-- START --

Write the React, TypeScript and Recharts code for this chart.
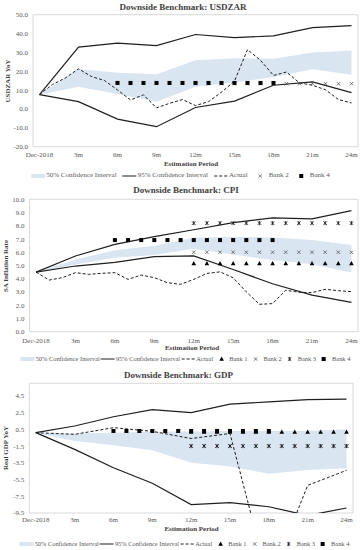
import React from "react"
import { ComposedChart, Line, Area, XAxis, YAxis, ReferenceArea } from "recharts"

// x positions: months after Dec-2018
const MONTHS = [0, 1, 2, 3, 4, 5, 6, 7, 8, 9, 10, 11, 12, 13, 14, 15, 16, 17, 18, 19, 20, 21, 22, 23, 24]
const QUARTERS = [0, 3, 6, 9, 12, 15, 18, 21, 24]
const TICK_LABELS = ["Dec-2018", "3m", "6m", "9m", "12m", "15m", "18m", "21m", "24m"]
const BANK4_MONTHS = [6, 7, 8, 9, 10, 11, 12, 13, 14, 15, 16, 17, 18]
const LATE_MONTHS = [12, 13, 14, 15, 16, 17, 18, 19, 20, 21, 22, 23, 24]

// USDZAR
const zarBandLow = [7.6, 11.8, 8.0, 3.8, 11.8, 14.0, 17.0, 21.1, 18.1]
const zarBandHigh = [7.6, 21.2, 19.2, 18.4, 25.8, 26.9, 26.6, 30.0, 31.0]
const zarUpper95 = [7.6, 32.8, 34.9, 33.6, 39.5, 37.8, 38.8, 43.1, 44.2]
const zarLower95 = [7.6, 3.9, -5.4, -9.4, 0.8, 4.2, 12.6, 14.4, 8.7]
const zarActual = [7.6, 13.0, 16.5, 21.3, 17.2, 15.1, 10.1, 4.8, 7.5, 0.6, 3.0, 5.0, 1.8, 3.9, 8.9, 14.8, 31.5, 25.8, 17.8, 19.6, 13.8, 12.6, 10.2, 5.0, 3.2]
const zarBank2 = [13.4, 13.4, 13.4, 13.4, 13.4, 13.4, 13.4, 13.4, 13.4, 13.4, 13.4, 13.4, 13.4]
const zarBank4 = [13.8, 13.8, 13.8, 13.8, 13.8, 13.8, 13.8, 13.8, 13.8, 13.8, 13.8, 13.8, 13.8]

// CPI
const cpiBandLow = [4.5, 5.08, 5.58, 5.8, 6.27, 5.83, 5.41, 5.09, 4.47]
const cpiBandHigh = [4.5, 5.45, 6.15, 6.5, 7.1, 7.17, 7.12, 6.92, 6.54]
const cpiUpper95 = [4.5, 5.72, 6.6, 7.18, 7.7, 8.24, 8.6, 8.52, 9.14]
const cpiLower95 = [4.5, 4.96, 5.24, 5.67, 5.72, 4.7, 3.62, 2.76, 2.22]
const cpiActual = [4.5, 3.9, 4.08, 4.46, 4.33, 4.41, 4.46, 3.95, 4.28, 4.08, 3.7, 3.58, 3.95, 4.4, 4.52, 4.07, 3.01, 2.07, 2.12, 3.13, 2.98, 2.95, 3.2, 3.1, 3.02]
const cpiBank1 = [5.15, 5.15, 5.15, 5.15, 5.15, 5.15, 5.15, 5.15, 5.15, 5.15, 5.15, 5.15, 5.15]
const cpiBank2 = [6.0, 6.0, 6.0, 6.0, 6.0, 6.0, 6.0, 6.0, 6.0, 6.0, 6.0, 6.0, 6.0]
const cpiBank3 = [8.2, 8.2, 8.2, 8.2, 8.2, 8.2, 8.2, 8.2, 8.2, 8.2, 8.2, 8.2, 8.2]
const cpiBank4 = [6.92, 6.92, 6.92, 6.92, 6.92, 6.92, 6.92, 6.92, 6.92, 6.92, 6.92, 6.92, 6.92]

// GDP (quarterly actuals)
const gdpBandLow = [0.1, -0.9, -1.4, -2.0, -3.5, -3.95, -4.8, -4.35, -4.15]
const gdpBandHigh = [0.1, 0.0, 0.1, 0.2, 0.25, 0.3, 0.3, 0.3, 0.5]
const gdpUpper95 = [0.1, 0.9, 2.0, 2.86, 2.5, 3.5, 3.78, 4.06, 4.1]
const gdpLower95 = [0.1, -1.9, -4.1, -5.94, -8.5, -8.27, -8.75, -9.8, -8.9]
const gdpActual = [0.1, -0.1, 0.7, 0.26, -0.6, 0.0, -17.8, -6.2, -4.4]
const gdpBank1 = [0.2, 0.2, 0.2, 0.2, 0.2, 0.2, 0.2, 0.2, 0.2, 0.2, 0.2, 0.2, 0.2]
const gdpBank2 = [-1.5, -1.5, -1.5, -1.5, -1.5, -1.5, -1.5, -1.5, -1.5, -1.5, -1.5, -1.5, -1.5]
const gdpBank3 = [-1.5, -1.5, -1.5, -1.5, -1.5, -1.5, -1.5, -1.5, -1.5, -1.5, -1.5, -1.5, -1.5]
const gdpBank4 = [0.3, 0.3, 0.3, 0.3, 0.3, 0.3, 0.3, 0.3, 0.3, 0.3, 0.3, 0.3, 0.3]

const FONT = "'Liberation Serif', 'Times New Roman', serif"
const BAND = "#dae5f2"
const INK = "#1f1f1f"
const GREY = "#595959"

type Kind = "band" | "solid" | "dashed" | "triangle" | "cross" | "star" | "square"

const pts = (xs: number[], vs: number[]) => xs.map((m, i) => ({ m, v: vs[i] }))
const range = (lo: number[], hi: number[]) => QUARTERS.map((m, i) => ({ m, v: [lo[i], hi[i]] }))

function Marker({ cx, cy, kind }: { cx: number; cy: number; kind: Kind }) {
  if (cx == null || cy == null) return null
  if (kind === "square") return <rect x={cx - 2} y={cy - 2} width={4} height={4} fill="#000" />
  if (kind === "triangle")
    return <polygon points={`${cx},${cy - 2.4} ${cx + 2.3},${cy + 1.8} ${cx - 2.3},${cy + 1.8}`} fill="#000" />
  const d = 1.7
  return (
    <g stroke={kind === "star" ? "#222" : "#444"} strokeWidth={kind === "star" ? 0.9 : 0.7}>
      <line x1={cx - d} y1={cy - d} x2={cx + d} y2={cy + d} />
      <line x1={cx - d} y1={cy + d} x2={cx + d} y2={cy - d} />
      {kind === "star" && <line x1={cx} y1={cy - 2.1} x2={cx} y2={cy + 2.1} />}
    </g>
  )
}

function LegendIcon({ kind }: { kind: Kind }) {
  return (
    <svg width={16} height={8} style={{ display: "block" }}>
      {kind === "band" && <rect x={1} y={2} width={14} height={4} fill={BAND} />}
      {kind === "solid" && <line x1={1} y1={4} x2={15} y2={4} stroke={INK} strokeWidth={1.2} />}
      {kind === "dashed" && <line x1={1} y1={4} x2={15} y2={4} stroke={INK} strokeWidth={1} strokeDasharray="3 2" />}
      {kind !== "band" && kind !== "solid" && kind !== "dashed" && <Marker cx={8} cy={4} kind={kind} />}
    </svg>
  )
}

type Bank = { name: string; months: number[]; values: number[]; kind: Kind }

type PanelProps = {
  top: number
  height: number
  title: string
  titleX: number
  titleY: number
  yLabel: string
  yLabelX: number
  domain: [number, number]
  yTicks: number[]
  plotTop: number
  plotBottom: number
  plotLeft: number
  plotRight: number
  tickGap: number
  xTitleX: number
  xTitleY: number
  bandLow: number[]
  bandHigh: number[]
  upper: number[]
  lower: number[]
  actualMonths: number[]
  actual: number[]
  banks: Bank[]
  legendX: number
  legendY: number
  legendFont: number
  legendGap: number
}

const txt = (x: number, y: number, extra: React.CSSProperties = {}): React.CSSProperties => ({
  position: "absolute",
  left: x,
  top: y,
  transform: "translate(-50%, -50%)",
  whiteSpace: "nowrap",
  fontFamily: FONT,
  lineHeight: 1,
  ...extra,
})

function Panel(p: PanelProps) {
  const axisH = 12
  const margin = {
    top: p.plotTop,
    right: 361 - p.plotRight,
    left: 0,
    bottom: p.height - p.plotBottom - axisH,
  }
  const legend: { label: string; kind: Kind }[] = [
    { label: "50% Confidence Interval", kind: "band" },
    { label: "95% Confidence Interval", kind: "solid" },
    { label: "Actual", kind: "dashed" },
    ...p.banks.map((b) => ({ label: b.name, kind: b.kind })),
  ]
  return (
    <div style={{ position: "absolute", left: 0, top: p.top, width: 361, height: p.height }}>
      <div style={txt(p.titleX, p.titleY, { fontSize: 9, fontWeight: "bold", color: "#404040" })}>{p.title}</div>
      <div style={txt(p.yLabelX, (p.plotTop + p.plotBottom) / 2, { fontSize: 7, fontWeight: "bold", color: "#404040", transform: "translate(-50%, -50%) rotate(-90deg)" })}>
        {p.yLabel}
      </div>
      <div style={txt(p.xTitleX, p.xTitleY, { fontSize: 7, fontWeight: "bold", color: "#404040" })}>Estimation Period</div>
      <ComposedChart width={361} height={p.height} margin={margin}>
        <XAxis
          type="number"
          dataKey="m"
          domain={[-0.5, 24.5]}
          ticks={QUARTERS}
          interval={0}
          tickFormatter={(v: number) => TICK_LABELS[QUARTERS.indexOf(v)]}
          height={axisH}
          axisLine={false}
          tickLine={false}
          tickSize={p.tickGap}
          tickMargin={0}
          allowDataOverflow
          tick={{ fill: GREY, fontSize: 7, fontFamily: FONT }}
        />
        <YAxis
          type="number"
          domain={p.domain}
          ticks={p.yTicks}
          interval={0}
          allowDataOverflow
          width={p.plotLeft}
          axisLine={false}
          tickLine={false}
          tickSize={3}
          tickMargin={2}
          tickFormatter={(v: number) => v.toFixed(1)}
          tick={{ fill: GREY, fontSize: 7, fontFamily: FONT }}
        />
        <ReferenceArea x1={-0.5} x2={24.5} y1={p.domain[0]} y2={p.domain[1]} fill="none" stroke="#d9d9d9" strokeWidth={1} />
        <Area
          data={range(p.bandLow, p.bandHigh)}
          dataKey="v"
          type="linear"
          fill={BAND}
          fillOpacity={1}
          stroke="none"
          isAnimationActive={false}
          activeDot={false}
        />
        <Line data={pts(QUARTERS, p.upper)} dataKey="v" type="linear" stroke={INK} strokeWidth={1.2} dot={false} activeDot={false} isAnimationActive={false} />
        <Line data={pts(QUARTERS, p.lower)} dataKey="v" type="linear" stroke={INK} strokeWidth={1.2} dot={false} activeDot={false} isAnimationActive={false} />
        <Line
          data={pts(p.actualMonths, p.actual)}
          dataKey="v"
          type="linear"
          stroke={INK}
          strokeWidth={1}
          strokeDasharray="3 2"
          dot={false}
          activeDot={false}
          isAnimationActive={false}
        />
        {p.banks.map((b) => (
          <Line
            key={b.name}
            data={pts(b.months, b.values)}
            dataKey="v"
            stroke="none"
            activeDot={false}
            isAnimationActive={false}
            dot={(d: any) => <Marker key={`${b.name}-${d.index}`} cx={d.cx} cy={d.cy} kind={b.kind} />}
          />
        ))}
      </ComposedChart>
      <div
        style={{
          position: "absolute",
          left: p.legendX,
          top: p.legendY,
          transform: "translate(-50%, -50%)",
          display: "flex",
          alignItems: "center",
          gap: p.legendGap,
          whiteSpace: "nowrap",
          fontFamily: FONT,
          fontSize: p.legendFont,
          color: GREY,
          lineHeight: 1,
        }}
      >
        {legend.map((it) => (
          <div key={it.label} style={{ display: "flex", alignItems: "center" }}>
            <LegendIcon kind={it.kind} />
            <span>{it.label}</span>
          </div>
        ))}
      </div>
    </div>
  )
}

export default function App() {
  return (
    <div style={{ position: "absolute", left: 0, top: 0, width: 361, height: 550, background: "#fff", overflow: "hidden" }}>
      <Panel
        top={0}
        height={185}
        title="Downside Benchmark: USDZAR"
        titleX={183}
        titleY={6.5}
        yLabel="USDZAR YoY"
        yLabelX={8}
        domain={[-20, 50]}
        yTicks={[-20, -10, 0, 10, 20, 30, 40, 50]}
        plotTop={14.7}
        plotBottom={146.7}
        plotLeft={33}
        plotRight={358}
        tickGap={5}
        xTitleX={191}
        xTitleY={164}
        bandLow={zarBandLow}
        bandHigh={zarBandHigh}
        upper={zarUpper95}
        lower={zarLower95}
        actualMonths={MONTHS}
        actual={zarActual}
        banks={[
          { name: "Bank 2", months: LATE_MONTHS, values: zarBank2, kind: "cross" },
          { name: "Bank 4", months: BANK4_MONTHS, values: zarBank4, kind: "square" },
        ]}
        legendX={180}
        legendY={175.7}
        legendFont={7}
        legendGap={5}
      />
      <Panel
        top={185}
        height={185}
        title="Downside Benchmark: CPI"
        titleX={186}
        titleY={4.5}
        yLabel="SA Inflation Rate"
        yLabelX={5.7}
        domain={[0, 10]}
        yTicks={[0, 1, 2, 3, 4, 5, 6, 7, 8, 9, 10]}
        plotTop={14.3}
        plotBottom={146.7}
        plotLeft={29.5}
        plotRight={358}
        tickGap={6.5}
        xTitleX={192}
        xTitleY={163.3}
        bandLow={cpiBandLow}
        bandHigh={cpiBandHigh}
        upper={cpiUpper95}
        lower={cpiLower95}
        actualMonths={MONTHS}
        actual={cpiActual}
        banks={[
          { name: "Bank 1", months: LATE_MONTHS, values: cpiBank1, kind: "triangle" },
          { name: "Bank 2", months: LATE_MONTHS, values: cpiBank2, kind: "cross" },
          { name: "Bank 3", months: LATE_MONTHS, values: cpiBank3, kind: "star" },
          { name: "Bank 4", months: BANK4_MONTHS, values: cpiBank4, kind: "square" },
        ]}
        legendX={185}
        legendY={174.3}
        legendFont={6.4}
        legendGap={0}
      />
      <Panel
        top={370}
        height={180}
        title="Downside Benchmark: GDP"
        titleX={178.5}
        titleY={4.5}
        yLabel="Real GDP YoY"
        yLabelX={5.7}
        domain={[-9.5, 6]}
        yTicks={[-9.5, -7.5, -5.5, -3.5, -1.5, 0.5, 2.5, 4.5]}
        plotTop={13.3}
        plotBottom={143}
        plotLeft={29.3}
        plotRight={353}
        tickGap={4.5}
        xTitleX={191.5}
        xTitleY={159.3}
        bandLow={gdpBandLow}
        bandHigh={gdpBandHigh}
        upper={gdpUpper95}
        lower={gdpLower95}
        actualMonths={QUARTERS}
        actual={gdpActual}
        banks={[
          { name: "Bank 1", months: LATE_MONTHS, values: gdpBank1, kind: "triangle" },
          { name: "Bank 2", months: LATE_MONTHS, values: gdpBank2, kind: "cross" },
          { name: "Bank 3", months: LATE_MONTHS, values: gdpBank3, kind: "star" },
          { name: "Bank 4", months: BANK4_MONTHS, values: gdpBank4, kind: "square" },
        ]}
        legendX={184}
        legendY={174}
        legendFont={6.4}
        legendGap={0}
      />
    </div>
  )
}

-- END --
-- START --

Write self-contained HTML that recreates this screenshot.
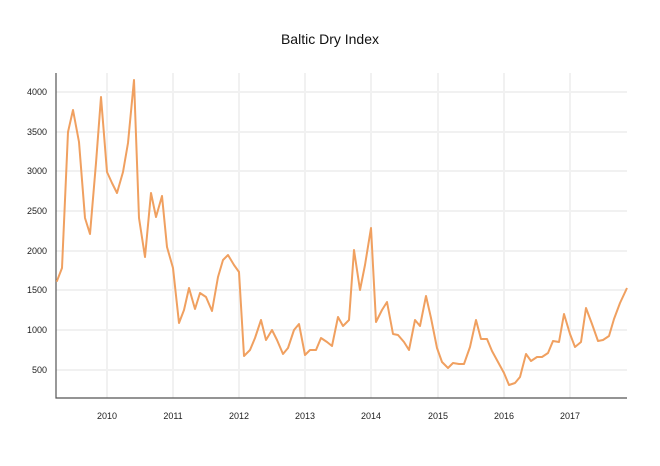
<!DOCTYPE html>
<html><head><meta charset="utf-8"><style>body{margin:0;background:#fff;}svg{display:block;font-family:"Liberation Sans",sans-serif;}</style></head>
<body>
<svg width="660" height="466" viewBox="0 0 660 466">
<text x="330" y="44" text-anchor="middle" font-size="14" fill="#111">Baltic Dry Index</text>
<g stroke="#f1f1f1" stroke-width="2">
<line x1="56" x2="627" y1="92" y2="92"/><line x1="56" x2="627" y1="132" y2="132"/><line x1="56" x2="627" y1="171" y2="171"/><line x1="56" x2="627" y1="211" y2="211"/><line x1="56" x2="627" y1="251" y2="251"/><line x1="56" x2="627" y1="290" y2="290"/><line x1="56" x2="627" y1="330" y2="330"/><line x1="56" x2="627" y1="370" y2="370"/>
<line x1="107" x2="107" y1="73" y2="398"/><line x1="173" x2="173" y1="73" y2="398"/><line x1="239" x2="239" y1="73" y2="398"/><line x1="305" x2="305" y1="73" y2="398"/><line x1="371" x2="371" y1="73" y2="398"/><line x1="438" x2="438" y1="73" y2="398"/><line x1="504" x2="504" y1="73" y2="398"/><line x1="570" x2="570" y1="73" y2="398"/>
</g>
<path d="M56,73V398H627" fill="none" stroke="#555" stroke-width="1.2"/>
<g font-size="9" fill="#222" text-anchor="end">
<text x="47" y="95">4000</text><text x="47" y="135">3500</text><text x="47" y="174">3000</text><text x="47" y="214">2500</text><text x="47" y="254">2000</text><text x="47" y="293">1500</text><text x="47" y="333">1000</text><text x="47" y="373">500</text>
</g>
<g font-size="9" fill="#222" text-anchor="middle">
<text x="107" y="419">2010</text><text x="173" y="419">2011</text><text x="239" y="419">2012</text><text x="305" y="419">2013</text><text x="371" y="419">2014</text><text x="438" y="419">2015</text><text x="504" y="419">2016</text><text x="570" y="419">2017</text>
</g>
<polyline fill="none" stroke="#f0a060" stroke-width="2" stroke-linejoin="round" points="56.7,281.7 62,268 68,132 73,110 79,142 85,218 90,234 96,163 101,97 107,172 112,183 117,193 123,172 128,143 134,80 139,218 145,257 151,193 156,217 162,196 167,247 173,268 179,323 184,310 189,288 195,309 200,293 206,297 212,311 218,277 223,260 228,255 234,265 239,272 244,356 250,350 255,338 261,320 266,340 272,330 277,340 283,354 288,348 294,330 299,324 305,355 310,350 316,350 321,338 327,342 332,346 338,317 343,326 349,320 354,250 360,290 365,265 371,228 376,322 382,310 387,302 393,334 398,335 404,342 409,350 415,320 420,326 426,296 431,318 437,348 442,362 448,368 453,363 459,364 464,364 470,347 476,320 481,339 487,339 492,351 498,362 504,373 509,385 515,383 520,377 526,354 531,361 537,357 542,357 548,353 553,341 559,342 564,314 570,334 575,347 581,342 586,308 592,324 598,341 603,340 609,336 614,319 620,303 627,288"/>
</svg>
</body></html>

-- END --

GIVEN EXERCISE: Pick out the part that begins with the line containing "Write the React, TypeScript" and finishes with the line containing "13.8, 13.8, 13.8]", both included. Restate it exactly, without images.

CORRECT ANSWER:
Write the React, TypeScript and Recharts code for this chart.
import React from "react"
import { ComposedChart, Line, Area, XAxis, YAxis, ReferenceArea } from "recharts"

// x positions: months after Dec-2018
const MONTHS = [0, 1, 2, 3, 4, 5, 6, 7, 8, 9, 10, 11, 12, 13, 14, 15, 16, 17, 18, 19, 20, 21, 22, 23, 24]
const QUARTERS = [0, 3, 6, 9, 12, 15, 18, 21, 24]
const TICK_LABELS = ["Dec-2018", "3m", "6m", "9m", "12m", "15m", "18m", "21m", "24m"]
const BANK4_MONTHS = [6, 7, 8, 9, 10, 11, 12, 13, 14, 15, 16, 17, 18]
const LATE_MONTHS = [12, 13, 14, 15, 16, 17, 18, 19, 20, 21, 22, 23, 24]

// USDZAR
const zarBandLow = [7.6, 11.8, 8.0, 3.8, 11.8, 14.0, 17.0, 21.1, 18.1]
const zarBandHigh = [7.6, 21.2, 19.2, 18.4, 25.8, 26.9, 26.6, 30.0, 31.0]
const zarUpper95 = [7.6, 32.8, 34.9, 33.6, 39.5, 37.8, 38.8, 43.1, 44.2]
const zarLower95 = [7.6, 3.9, -5.4, -9.4, 0.8, 4.2, 12.6, 14.4, 8.7]
const zarActual = [7.6, 13.0, 16.5, 21.3, 17.2, 15.1, 10.1, 4.8, 7.5, 0.6, 3.0, 5.0, 1.8, 3.9, 8.9, 14.8, 31.5, 25.8, 17.8, 19.6, 13.8, 12.6, 10.2, 5.0, 3.2]
const zarBank2 = [13.4, 13.4, 13.4, 13.4, 13.4, 13.4, 13.4, 13.4, 13.4, 13.4, 13.4, 13.4, 13.4]
const zarBank4 = [13.8, 13.8, 13.8, 13.8, 13.8, 13.8, 13.8, 13.8, 13.8, 13.8, 13.8, 13.8, 13.8]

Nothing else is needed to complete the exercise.